(PROVIDED MATERIAL):
--
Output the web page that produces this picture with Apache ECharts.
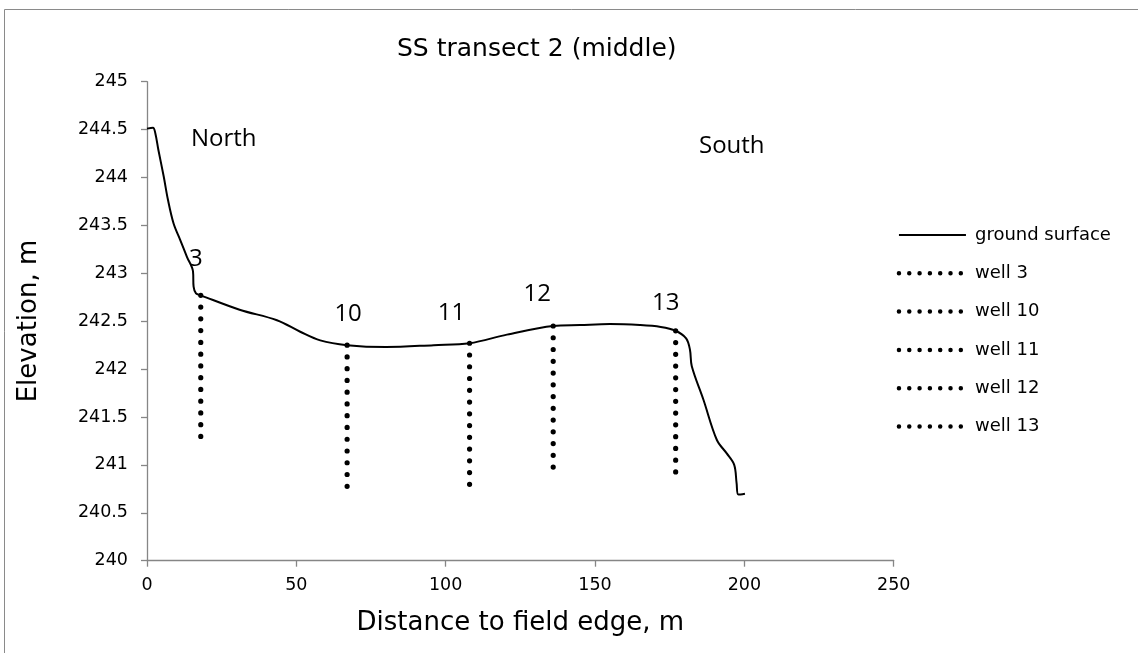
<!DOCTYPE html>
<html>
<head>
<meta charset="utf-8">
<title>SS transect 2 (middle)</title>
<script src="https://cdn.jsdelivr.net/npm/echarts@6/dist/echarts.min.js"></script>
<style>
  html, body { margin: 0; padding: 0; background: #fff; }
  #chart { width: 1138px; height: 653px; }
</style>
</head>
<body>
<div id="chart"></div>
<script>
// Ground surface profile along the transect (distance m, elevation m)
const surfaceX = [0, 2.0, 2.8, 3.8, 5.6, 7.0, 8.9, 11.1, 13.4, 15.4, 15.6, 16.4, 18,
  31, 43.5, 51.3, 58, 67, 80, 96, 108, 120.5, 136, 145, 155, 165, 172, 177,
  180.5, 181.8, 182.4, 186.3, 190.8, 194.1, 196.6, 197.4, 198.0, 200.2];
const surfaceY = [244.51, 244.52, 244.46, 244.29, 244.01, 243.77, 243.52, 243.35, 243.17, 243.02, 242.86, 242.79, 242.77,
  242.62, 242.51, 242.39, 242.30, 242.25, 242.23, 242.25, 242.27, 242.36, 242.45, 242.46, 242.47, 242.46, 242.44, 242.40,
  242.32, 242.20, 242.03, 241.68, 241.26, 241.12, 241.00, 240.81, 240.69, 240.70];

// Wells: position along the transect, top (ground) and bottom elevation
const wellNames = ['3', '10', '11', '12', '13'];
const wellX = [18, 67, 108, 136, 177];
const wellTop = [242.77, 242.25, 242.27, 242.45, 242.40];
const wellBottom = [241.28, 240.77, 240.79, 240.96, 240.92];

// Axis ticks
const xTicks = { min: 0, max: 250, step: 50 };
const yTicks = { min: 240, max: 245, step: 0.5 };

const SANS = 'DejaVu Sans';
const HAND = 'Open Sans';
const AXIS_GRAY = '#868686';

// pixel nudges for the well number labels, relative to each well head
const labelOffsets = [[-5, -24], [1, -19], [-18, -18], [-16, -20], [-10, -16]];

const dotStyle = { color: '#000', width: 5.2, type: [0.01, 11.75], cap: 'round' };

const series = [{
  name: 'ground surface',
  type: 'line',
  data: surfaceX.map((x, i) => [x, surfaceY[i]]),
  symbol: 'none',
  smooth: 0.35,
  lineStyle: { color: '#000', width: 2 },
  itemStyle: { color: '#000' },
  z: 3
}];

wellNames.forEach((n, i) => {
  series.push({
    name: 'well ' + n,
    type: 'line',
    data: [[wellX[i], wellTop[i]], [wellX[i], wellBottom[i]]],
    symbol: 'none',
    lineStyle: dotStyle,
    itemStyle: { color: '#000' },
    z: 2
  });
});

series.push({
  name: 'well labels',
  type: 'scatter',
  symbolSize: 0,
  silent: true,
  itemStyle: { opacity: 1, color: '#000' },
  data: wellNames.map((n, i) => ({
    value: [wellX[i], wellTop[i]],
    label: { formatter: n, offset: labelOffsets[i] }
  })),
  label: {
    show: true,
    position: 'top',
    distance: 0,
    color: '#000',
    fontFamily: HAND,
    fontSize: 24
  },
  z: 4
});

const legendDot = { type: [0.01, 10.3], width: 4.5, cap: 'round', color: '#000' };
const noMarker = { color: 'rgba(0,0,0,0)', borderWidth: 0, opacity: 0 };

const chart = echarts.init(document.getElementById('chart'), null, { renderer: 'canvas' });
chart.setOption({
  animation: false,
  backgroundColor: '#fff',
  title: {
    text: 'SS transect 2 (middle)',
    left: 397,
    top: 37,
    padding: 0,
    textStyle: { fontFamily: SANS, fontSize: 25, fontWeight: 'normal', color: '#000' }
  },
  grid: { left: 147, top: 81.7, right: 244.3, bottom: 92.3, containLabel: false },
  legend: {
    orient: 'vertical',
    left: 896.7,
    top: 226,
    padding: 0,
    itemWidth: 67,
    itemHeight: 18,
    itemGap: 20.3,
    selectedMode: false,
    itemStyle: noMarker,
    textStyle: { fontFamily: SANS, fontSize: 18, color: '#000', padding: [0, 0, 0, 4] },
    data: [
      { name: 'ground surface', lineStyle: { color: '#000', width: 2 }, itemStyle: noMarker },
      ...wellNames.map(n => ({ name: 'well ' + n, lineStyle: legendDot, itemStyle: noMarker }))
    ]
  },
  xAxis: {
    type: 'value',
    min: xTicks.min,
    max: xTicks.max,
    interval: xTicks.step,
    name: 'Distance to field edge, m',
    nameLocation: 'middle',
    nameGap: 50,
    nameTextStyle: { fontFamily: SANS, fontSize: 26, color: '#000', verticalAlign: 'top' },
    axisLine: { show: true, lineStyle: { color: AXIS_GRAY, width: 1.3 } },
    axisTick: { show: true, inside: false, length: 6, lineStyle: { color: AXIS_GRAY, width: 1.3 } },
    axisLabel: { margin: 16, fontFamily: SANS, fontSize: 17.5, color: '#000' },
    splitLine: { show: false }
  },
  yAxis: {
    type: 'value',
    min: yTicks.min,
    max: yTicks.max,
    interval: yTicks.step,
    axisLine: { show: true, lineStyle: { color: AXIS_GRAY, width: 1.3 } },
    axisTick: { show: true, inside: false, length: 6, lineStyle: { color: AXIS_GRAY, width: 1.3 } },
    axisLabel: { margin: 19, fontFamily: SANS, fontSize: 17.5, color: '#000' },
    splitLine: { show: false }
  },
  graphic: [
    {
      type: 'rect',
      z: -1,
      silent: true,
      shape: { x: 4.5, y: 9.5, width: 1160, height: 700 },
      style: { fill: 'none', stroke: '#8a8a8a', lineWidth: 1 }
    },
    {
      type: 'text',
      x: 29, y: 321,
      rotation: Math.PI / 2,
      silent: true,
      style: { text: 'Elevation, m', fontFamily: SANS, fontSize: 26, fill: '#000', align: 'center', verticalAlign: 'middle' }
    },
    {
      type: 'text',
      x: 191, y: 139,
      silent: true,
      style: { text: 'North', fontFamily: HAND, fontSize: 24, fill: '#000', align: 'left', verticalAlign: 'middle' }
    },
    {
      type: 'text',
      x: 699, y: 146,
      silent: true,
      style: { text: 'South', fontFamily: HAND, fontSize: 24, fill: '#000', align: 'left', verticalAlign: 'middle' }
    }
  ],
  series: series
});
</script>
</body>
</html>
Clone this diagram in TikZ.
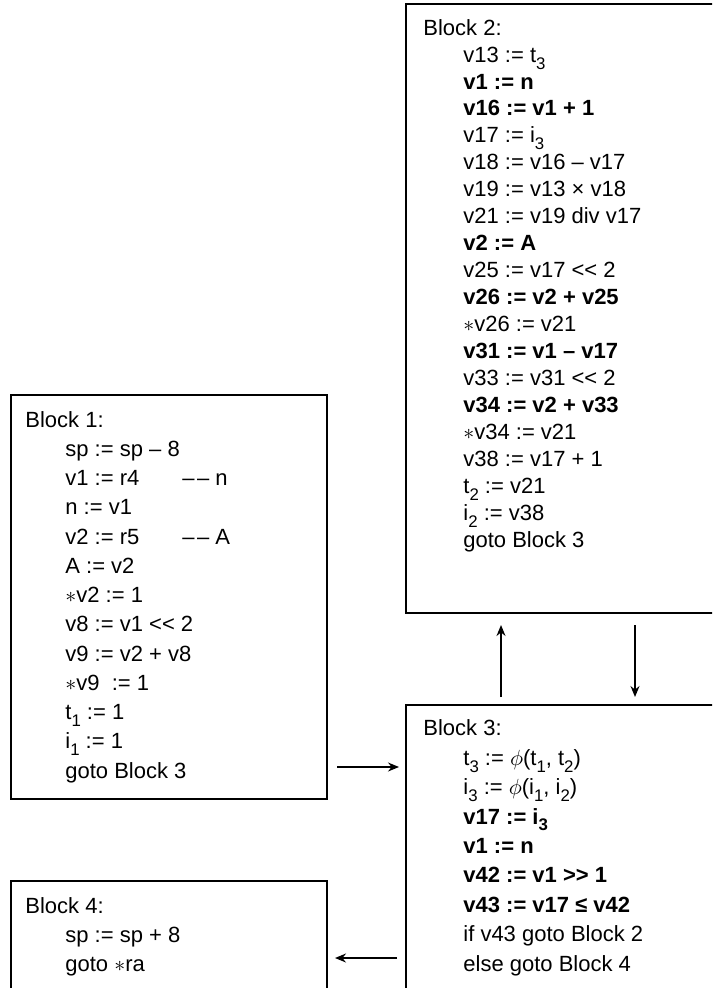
--
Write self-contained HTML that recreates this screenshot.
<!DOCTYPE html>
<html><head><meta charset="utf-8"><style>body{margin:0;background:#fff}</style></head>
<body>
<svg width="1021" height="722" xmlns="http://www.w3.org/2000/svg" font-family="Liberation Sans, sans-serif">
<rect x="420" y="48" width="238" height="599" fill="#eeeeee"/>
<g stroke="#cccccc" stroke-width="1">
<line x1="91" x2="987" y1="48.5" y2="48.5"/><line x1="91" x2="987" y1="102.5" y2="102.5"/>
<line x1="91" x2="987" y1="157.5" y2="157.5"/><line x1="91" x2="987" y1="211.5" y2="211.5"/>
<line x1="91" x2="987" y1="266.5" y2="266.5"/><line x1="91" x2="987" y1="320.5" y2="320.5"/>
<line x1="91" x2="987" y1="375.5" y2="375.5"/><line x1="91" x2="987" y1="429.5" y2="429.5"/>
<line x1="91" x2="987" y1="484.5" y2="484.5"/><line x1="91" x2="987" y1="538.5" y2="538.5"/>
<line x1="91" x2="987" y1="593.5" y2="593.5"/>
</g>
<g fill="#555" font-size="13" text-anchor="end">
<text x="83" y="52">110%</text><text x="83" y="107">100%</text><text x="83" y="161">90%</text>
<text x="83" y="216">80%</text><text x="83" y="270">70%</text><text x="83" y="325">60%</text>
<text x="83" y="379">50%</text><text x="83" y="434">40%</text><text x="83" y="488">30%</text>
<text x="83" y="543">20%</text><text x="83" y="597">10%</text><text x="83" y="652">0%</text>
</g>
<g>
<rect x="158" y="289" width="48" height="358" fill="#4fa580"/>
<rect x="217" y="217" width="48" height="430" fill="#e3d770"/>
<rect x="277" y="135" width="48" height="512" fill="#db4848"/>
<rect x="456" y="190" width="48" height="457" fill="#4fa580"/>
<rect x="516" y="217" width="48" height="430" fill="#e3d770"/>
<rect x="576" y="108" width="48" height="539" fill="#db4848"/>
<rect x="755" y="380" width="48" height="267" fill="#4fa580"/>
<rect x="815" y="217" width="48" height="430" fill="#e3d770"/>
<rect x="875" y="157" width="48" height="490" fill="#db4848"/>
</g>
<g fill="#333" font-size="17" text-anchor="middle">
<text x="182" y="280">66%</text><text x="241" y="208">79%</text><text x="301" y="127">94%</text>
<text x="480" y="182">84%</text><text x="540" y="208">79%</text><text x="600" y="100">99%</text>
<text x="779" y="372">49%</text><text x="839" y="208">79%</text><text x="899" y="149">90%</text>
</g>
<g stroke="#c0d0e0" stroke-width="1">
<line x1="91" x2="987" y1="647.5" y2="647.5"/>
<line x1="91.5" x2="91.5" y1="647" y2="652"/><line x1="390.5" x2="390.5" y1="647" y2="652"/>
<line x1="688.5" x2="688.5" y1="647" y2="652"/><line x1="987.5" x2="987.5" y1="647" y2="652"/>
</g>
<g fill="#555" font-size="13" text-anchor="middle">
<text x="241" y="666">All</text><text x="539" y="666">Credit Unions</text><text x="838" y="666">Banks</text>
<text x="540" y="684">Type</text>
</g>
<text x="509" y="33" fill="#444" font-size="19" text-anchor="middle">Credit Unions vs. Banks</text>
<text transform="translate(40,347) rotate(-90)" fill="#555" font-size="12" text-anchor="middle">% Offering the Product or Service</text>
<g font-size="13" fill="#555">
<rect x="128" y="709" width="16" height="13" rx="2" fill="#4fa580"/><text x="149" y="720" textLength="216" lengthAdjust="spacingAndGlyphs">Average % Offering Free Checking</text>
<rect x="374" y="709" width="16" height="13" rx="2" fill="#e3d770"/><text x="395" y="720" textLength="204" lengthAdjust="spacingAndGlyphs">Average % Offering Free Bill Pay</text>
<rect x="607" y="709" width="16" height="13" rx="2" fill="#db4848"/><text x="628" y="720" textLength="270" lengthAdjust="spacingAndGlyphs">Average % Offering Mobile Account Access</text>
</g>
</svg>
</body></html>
--
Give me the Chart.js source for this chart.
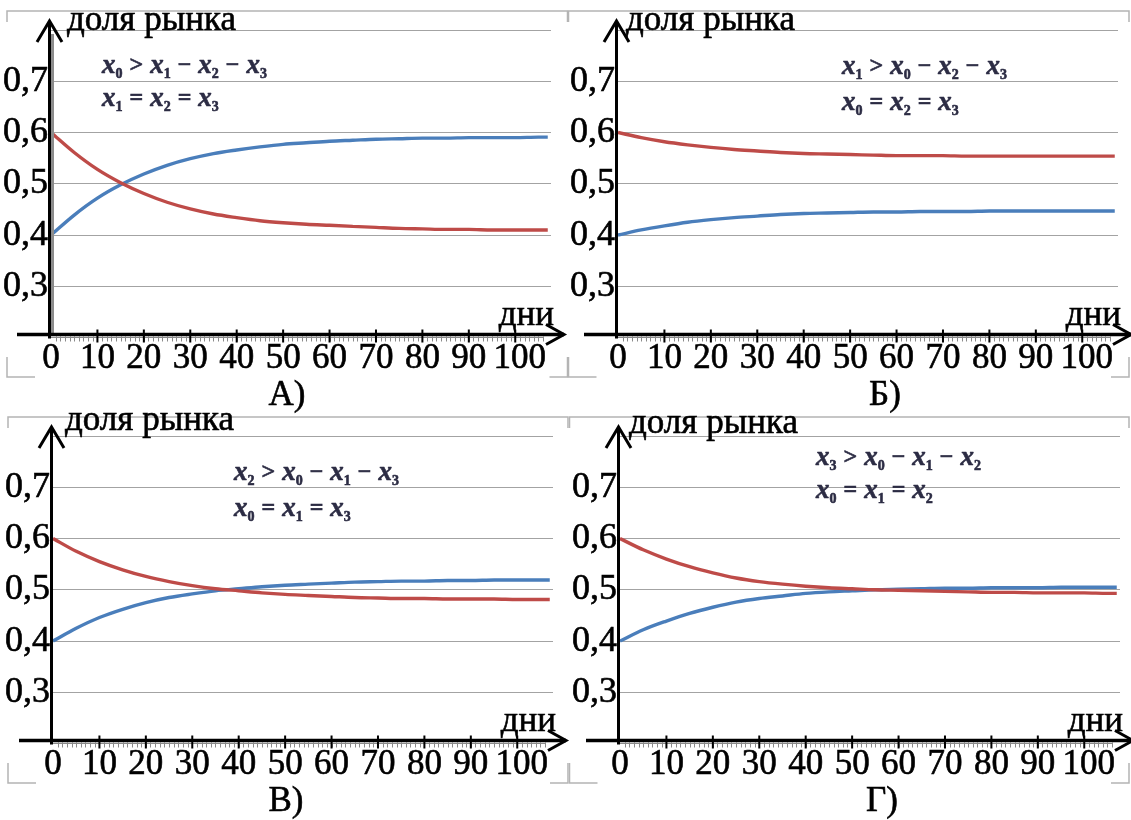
--
Only the lines from the one with "Output the web" through the one with "11.75], cap: 'round'", both included, go in the copy, exactly as written. Leave the pictures behind.

Output the web page that produces this picture with Apache ECharts.
<!DOCTYPE html>
<html>
<head>
<meta charset="utf-8">
<title>SS transect 2 (middle)</title>
<script src="https://cdn.jsdelivr.net/npm/echarts@6/dist/echarts.min.js"></script>
<style>
  html, body { margin: 0; padding: 0; background: #fff; }
  #chart { width: 1138px; height: 653px; }
</style>
</head>
<body>
<div id="chart"></div>
<script>
// Ground surface profile along the transect (distance m, elevation m)
const surfaceX = [0, 2.0, 2.8, 3.8, 5.6, 7.0, 8.9, 11.1, 13.4, 15.4, 15.6, 16.4, 18,
  31, 43.5, 51.3, 58, 67, 80, 96, 108, 120.5, 136, 145, 155, 165, 172, 177,
  180.5, 181.8, 182.4, 186.3, 190.8, 194.1, 196.6, 197.4, 198.0, 200.2];
const surfaceY = [244.51, 244.52, 244.46, 244.29, 244.01, 243.77, 243.52, 243.35, 243.17, 243.02, 242.86, 242.79, 242.77,
  242.62, 242.51, 242.39, 242.30, 242.25, 242.23, 242.25, 242.27, 242.36, 242.45, 242.46, 242.47, 242.46, 242.44, 242.40,
  242.32, 242.20, 242.03, 241.68, 241.26, 241.12, 241.00, 240.81, 240.69, 240.70];

// Wells: position along the transect, top (ground) and bottom elevation
const wellNames = ['3', '10', '11', '12', '13'];
const wellX = [18, 67, 108, 136, 177];
const wellTop = [242.77, 242.25, 242.27, 242.45, 242.40];
const wellBottom = [241.28, 240.77, 240.79, 240.96, 240.92];

// Axis ticks
const xTicks = { min: 0, max: 250, step: 50 };
const yTicks = { min: 240, max: 245, step: 0.5 };

const SANS = 'DejaVu Sans';
const HAND = 'Open Sans';
const AXIS_GRAY = '#868686';

// pixel nudges for the well number labels, relative to each well head
const labelOffsets = [[-5, -24], [1, -19], [-18, -18], [-16, -20], [-10, -16]];

const dotStyle = { color: '#000', width: 5.2, type: [0.01, 11.75], cap: 'round' };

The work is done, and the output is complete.